Coming, at last, to thirteen times thirteen,
Calculating, recounting, beginning
To rise as if the end of gravity
Were the sweet blessing for the pure in heart.

 

Melody Lane

After one neighbor's son attacks him with a knife,
After another's returns to rob him, and one
Daughter fails a third time to kill herself, our street
Seems featured in the paper, one of those place names
Suggesting the ironic turn to disaster.
And there's more, beginning with double suicide,
Though that leads, for fifteen houses, to disbelief,
Becoming the fisherman's tale of wretched luck.
It's that name—Melody Lane—that conjures "sour note,"
"Can't carry a tune," as if each police report
Invites stale, sarcastic phrases for misfortune.
"You never know," my father cautions, visiting
The street he used to see as heaven, summing up
The blessings of squirrel and deer, oriole and finch,
Acres for houses with well-paid, working fathers
Under every roof. Across from us a woman
Limps to her mailbox, starting us to think, in spite
Of ourselves: whiskey, anger, stairs. She stops to light
A cigarette, holds her mail to the sun as if
To read amounts she owes through paper. My father,
In his car, says "you watch yourself," and fifty yards
From me, at the stop sign, he leans to his mirror
And watches me like anxiety's private eye.
If I walk toward him he'll expect me to confess.
 

The Waxworks of the Wealthy

Before the worst Sundays were over,
Three services, the last at twilight,
The oldest women ate from boxes.
They sat downstairs for five hours of hymns
And vows like tailgaters for heaven
While my family became fog, settling
In our rooms next door for the silence
Of newspapers, the mandatory
Study of gospels and epistles.
Each time we walked the hundred steps back
To overture, the old were seated
Where they'd been at nine and noon, close to
The altar and replicas of Christ.
In minutes they were singing their way
To ascension, faces uplifted
As if heaven's promise were hanging
From the bare ceiling of the church like
The waxworks, once, of the wealthy who
Bought likenesses above the faithful.
Who wouldn't look up and wish to join
The holy hosts? The rich dangled near
Mary; the powerful swayed by Christ
Until their heaven turned so crowded
They were lowered, oldest first, melted
Into puddles, reformed, tapering
Into the small reach of candles, lit
And used again like those that ended
Our evening service, all of them held
So level by the fear of tilting.
We knew where all of us were standing.
If we let our candles leak, their wax
Would spell our names on the dry-mopped floor.

 

The History of Permanence

One of the saints, his coffin reopened
By descendants of the faithful, had not
Decomposed.

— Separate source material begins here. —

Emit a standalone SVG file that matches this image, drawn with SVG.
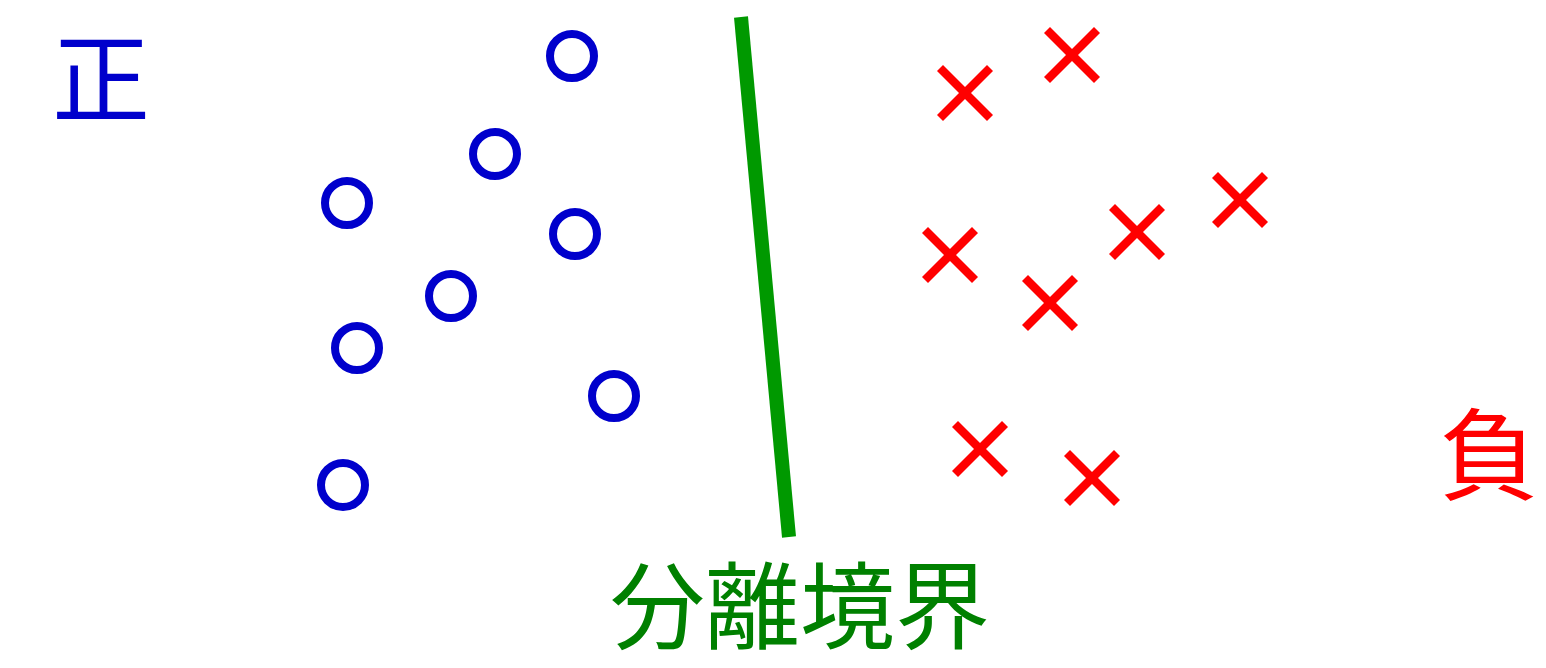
<svg xmlns="http://www.w3.org/2000/svg" width="1546" height="668" viewBox="0 0 1546 668">
<defs>
<style>
.pos{fill:none;stroke:#0000CC;stroke-width:8}
.neg{stroke:#FF0000;stroke-width:8.5;stroke-linecap:square}
.lbl{font-family:"Noto Sans CJK JP","Noto Sans CJK SC",sans-serif}
</style>
<g id="cross"><line class="neg" x1="-22" y1="-22" x2="22" y2="22"/><line class="neg" x1="-22" y1="22" x2="22" y2="-22"/></g>
</defs>
<rect width="1546" height="668" fill="#FFFFFF"/>
<g id="connectors">
<line id="boundary" x1="741" y1="17" x2="789" y2="537" stroke="#009900" stroke-width="14"/>
</g>
<g id="positives">
<circle class="pos" cx="572" cy="56" r="22"/>
<circle class="pos" cx="495" cy="154" r="22"/>
<circle class="pos" cx="347" cy="203" r="22"/>
<circle class="pos" cx="575" cy="234" r="22"/>
<circle class="pos" cx="451" cy="296" r="22"/>
<circle class="pos" cx="357" cy="348" r="22"/>
<circle class="pos" cx="614" cy="396" r="22"/>
<circle class="pos" cx="343" cy="485" r="22"/>
</g>
<g id="negatives">
<use href="#cross" x="965" y="93"/>
<use href="#cross" x="1072" y="55"/>
<use href="#cross" x="1240" y="200"/>
<use href="#cross" x="1137" y="232"/>
<use href="#cross" x="950" y="255"/>
<use href="#cross" x="1050" y="303"/>
<use href="#cross" x="980" y="449"/>
<use href="#cross" x="1092" y="478"/>
</g>
<g id="label-pos"><text class="lbl" x="52" y="115" font-size="98" fill="#0000CC">正</text></g>
<g id="label-neg"><text class="lbl" x="1439" y="492" font-size="100" fill="#FF0000">負</text></g>
<g id="label-boundary"><text class="lbl" x="610" y="642" font-size="95" fill="#008000">分離境界</text></g>
</svg>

Blessed are the pure in heart,
They said, and even if the rest of us
Believe nothing of the Catholic ways,
What about those mummies who stayed and stayed,
No matter the lives they'd earlier lived?
Didn't those kings and queens still look themselves?
The ancient secrets of embalming said
We didn't have to turn to dust. And for
Those among us with little faith, there were
Mummy medicines, the dead-for-eons
Powdered to preserve them, and that failing,
The dust of those mummies mixed in with paint
To make art, at least, eternal. Look there,
In the detailed, brushstroked shades, something saved
For a thousand years, more than enough to
Outlast a world prophesied soon-to-die.
Those paintings would be juried, at last, to
The left- or right-hand halls of judgment, hung
In the permanent collections of God.